------ AVAILABLE RECORDS ------

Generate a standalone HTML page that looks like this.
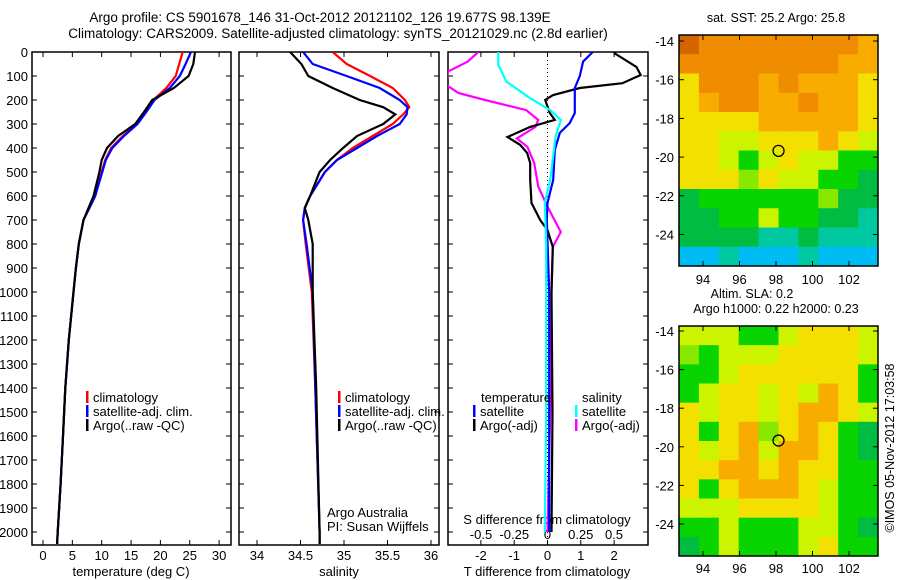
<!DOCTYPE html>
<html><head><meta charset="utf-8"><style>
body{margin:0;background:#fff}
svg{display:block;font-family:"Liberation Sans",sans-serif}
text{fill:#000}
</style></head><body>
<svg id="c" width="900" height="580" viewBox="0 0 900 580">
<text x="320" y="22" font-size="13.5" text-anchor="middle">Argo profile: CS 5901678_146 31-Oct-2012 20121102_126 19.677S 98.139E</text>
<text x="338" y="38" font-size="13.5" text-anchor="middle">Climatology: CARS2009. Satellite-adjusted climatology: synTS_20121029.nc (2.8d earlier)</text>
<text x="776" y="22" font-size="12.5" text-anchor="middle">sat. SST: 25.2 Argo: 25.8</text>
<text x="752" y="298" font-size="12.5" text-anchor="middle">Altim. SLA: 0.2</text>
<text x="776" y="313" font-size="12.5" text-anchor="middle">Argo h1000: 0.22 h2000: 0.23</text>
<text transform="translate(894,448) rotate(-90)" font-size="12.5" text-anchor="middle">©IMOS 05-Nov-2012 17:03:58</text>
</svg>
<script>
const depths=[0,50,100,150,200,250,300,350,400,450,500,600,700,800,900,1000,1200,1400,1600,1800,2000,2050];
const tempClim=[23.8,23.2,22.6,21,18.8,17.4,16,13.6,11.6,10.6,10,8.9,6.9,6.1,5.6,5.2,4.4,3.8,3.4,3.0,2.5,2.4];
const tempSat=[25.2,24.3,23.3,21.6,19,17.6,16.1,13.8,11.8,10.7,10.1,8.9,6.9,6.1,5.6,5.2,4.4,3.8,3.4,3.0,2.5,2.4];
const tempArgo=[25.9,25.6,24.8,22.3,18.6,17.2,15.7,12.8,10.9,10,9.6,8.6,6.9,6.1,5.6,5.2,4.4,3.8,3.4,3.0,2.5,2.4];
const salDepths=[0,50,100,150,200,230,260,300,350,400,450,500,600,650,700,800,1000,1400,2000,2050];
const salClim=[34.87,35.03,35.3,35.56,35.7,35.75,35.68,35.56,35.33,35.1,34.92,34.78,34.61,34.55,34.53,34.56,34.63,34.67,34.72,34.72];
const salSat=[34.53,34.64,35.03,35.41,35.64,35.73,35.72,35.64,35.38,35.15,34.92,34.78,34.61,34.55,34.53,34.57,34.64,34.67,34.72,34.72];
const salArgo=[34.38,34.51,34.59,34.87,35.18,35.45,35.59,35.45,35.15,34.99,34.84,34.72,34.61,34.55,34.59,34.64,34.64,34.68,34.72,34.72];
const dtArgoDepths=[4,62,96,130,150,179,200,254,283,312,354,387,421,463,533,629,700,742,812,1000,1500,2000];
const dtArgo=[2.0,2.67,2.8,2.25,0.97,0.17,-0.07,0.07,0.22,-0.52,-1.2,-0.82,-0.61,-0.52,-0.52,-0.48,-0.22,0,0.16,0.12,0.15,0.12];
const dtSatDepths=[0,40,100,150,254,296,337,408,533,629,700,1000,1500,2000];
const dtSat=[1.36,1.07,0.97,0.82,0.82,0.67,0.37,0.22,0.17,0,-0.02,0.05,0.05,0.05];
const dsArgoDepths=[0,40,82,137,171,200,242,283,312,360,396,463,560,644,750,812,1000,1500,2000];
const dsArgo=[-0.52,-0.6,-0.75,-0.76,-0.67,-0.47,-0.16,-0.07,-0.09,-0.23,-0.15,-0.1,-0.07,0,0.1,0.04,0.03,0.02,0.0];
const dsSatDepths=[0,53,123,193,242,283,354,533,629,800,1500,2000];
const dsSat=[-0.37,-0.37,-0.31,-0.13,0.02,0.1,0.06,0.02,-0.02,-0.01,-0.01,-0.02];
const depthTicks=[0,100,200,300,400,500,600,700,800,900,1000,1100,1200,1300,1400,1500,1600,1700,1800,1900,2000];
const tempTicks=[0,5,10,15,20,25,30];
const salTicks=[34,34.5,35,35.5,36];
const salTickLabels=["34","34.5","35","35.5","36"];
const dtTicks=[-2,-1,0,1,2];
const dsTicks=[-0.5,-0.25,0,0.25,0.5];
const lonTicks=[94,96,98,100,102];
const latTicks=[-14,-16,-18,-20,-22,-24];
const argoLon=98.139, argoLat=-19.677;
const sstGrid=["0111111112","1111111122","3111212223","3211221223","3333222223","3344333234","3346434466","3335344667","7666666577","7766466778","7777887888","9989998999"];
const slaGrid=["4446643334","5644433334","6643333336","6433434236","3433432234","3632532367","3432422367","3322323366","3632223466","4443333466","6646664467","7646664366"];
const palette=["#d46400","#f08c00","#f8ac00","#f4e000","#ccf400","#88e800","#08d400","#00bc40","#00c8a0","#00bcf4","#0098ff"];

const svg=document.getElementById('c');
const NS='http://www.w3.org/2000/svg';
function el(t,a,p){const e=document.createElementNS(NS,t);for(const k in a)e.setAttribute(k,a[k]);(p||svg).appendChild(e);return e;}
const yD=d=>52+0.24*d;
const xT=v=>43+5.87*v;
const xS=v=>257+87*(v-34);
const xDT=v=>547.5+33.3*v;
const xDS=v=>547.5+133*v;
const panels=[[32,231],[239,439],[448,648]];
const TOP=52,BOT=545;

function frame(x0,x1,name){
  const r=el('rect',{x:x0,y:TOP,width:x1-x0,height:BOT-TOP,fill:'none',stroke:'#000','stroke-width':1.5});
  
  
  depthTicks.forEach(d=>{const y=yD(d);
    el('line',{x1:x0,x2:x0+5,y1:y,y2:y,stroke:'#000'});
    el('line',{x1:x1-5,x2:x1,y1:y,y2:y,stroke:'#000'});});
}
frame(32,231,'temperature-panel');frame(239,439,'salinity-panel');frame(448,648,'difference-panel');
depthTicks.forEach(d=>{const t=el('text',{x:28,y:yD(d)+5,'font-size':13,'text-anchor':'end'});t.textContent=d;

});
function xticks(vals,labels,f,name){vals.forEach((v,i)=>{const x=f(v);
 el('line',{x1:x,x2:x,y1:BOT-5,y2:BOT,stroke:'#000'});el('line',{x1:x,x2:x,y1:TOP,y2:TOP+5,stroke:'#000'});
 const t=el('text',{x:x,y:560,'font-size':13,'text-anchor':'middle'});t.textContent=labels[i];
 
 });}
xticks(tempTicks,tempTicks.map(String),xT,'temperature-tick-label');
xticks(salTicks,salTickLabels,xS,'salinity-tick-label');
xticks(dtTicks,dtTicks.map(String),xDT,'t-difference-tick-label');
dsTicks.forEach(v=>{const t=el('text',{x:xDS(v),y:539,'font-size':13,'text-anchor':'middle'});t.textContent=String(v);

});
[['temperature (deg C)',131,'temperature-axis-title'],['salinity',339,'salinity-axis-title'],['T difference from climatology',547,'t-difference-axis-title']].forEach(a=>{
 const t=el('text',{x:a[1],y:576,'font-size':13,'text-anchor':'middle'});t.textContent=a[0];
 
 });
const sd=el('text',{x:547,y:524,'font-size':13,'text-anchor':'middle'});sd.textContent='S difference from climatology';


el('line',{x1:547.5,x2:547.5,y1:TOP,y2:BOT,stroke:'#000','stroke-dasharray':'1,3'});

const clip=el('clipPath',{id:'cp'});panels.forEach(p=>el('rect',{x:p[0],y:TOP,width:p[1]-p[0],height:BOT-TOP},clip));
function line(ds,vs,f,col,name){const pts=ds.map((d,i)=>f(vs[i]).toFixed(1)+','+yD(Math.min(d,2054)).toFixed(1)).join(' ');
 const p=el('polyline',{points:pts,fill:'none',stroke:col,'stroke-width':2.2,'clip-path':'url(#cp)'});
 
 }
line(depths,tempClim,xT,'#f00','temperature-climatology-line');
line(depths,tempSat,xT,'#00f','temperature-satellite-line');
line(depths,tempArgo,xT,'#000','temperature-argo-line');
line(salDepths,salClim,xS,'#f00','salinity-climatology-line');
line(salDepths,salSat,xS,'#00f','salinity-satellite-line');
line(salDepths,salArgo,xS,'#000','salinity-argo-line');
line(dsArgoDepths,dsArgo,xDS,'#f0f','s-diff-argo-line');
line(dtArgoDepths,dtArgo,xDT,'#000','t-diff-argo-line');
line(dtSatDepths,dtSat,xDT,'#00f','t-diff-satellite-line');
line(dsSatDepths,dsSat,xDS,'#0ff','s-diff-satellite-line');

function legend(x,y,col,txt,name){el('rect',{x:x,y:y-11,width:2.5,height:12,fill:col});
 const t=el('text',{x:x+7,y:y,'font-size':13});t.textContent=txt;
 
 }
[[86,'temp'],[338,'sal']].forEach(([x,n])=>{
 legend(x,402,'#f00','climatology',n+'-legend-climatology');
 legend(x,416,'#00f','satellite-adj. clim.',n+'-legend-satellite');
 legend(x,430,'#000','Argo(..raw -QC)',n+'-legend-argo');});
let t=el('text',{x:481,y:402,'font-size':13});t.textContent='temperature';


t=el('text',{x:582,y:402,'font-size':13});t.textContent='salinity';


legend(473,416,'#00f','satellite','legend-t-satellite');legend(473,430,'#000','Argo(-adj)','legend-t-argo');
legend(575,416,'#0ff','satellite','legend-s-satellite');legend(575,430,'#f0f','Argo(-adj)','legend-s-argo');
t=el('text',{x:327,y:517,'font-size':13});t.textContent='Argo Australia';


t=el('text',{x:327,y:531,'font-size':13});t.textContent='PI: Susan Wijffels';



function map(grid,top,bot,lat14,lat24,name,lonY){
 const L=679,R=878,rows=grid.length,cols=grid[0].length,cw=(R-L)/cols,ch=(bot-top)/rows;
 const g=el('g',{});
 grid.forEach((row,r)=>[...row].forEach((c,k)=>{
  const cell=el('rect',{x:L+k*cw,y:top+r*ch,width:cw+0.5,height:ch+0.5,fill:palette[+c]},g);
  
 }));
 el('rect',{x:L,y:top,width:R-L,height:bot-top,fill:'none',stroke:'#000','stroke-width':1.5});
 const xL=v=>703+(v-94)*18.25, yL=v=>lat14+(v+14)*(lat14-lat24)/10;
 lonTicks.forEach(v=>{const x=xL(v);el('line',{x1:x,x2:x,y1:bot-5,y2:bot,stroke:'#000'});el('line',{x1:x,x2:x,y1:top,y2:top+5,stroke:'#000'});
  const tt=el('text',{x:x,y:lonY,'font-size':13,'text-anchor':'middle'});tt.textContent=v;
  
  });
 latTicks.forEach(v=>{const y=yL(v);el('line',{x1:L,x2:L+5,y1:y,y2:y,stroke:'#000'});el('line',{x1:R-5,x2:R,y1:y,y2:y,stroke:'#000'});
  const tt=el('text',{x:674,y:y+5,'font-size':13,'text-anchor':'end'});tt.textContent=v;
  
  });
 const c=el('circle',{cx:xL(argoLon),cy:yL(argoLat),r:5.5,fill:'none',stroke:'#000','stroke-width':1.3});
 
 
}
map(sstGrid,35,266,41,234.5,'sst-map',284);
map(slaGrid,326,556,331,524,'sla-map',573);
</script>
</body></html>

------
------ AVAILABLE RECORDS ------

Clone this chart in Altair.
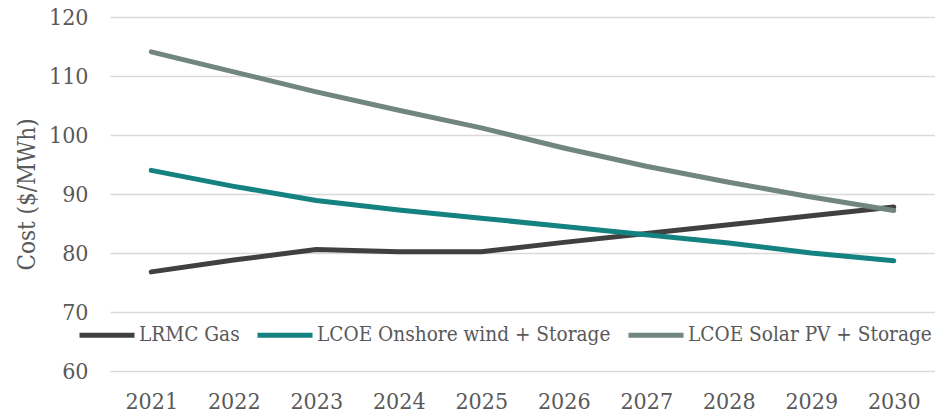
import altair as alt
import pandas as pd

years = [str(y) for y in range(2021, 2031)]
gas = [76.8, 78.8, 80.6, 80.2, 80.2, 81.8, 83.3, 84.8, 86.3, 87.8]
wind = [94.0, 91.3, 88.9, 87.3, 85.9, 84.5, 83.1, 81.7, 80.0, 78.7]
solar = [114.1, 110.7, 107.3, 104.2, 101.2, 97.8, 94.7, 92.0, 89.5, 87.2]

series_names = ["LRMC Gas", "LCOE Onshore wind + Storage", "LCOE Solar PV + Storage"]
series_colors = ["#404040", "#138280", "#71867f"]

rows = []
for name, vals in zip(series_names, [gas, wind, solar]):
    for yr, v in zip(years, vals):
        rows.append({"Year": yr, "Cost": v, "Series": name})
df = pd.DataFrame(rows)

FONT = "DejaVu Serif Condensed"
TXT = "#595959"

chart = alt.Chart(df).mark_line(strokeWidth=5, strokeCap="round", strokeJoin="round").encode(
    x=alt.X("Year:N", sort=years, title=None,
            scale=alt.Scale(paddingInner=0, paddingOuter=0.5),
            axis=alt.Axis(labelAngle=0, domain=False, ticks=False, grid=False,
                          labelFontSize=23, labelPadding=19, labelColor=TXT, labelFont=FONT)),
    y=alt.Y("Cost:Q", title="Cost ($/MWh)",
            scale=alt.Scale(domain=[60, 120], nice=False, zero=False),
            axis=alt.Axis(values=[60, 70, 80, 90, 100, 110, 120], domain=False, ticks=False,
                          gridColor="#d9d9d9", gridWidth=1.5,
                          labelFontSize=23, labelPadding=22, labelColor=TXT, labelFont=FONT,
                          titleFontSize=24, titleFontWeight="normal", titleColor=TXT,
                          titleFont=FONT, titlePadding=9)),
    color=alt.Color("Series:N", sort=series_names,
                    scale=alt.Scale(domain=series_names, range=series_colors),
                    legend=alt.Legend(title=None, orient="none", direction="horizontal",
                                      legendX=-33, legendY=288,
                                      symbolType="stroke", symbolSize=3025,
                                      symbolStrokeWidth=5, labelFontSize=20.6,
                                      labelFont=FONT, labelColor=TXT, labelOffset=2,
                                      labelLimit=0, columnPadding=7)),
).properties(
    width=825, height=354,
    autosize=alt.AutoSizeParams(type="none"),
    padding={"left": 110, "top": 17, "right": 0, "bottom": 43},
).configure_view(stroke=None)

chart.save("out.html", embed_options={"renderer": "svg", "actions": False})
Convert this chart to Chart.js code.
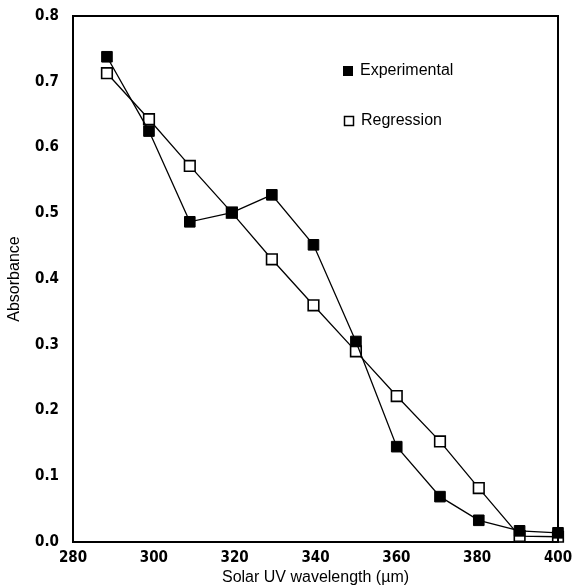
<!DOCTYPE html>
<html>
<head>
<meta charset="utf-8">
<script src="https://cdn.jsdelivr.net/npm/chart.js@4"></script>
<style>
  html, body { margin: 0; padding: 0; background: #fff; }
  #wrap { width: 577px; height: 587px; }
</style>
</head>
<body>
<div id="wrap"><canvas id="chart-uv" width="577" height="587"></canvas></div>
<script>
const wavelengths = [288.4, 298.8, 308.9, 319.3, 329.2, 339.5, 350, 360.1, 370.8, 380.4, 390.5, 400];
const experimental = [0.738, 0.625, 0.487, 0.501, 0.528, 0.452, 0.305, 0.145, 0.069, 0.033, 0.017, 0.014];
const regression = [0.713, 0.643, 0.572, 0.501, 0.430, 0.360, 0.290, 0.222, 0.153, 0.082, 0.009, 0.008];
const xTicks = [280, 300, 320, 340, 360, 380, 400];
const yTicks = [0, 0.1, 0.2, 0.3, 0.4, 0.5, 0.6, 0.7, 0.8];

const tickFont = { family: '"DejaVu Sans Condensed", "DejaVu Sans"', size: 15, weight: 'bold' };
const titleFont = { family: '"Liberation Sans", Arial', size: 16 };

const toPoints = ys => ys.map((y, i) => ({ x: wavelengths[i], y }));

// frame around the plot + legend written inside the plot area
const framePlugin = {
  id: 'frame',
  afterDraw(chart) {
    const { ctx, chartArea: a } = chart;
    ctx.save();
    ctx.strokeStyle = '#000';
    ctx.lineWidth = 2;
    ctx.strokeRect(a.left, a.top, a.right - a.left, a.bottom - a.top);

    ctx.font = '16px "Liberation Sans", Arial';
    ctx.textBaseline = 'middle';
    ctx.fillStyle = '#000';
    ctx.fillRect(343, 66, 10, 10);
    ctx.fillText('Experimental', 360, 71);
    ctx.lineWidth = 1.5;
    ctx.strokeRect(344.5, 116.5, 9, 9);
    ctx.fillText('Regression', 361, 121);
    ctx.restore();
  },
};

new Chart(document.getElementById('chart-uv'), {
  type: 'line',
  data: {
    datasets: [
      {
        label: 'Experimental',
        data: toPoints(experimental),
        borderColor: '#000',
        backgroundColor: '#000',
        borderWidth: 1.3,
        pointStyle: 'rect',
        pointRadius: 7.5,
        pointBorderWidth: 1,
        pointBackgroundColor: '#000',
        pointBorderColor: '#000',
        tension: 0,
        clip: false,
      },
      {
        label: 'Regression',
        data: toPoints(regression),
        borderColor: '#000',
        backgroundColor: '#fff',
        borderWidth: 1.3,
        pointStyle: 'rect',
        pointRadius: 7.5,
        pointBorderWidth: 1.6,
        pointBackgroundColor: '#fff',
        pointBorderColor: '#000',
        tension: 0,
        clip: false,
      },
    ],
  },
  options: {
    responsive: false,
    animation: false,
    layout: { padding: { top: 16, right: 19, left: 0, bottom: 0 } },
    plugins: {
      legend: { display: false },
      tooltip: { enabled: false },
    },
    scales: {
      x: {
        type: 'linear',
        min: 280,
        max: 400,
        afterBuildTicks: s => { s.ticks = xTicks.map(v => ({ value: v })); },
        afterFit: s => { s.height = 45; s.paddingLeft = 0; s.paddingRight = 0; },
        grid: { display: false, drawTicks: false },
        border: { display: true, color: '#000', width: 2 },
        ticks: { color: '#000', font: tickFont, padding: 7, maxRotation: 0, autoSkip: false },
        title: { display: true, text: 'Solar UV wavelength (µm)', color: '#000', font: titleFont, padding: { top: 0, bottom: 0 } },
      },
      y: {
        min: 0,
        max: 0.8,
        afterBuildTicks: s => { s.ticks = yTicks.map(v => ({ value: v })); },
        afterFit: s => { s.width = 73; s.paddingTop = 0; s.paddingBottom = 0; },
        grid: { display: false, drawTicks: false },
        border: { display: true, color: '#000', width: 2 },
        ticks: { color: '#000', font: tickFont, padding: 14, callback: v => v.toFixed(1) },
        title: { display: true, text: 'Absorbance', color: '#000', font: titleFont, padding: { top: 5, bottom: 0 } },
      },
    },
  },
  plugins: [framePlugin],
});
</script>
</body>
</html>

------

- WRITTEN TASK -
Copy the lines from the entries above in which the word "chart" appears.

- THE RESULT -
Clone this chart in Altair.
chart = alt.Chart(df).mark_line(strokeWidth=5, strokeCap="round", strokeJoin="round").encode(
chart.save("out.html", embed_options={"renderer": "svg", "actions": False})
Convert this chart to Chart.js code.
<script src="https://cdn.jsdelivr.net/npm/chart.js@4"></script>
<div id="wrap"><canvas id="chart-uv" width="577" height="587"></canvas></div>
  afterDraw(chart) {
    const { ctx, chartArea: a } = chart;
new Chart(document.getElementById('chart-uv'), {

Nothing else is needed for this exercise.